My diction crime was Disproportionate Syllable Stress (DSS). It is particularly widespread among people who are trying to speak expressively. Today it is a bugbear of mine, and one of the worst offenders is today’s subject.

Barack Obama delivered this year’s Nelson Mandela Annual Lecture in Johannesburg, South Africa.

Words in English, like in most western languages, have syllable stress. For example, the word itself – “syllable” – has three syllables, of which we stress the first. The other two are subordinated, but we still pronounce them and people still hear them.

Then up on a platform to make a speech, we raise our voices and in the process we hammer those stressed syllables.

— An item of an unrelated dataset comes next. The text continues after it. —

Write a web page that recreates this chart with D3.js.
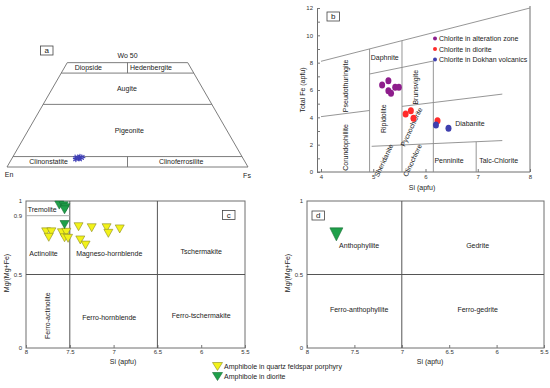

We should also hammer the subordinate ones, though proportionately less heavily, so that the audience hears the whole of every word.

DSS is when we don’t do all that.  The stressed syllables are hammered and the subordinate ones are left to look after themselves, so in that example what is heard is “syll – -“. Now let’s turn to Obama’s speech, and we don’t have to wait long for examples.

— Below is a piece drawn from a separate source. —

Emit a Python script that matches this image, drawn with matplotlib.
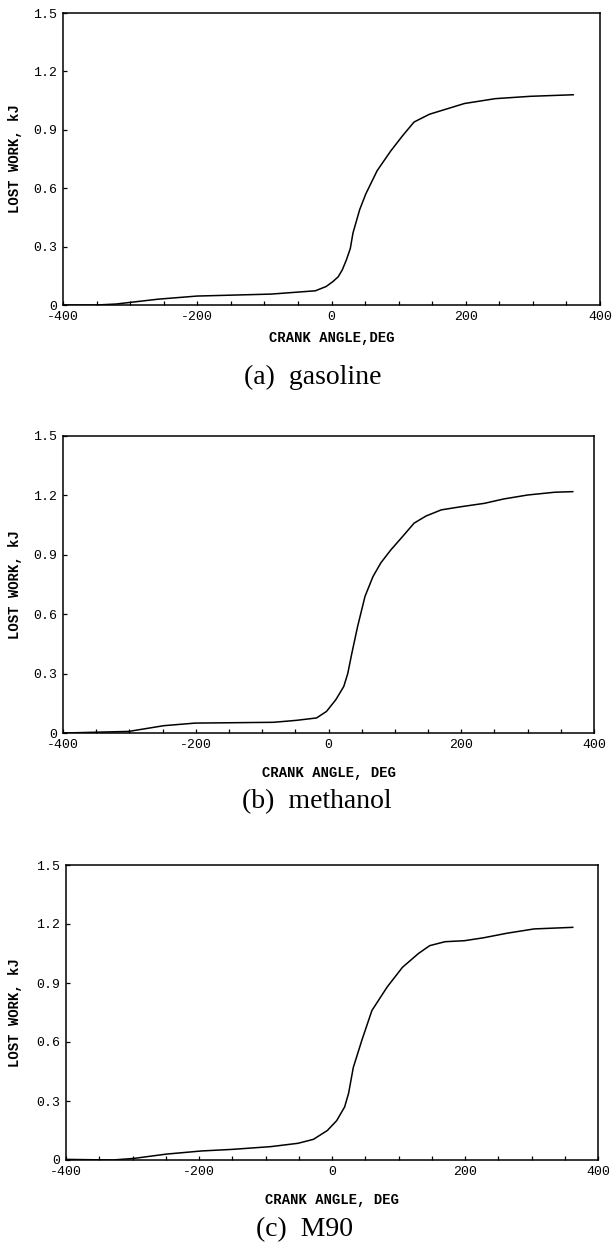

At 01:31 he says “It is a singular honour…” and our brains automatically fill in the gap and we think we hear all that, but what we actually hear is, “It is a singular hon-“

  • 01:56 “…and a few confess-“
  • 02:06 “I am a very good danc-“

This is just during the jokey opening. Once he gets to the meat of the speech more examples come thick and fast.

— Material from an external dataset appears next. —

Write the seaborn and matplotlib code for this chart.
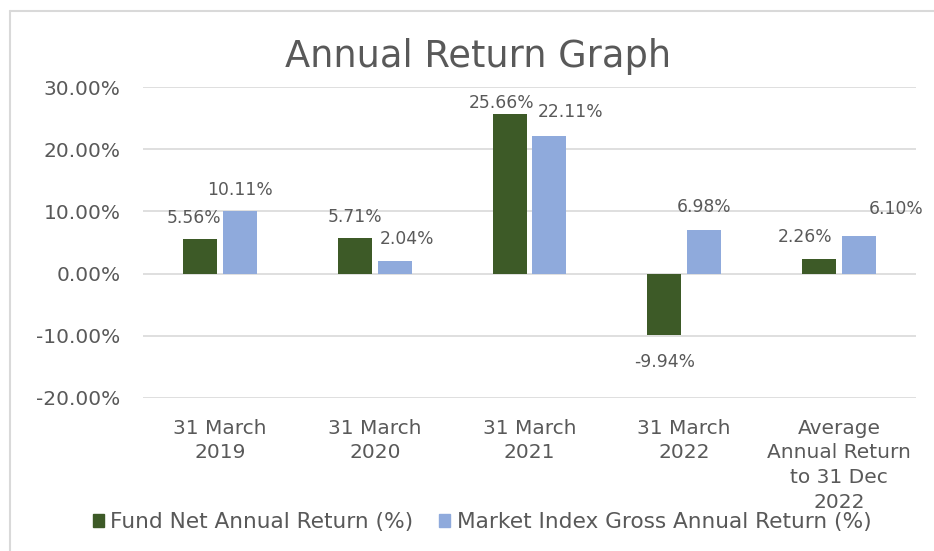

Because our brains are so adept at grasping the sense of a sentence and filling in the gaps for us we don’t notice – unless we happen to be a sad idiot like me who winces at each example. So you may think it doesn’t matter. But it is fundamentally bad practice, because the sense is not always obvious.

In a play I directed some years ago, a character had the following line, “Are you dissatisfied with my work?” to which the other character in the scene had to reply, “No.” I could not get the first character to pronounce audibly the first syllable of “dissatisfied”. It is a subordinate syllable and she persistently swallowed it. I eventually gave up, changed her word to “satisfied” and the other character’s reply to “Yes”.

All syllables matter, and Obama swallows far too many – usually the ends of words. To me it marks him out as a rank amateur. You’d have thought someone would have told him. Perhaps someone did and he didn’t believe it – any more than I did of myself all those years ago.

My excuse was the arrogance of  youth. What’s his?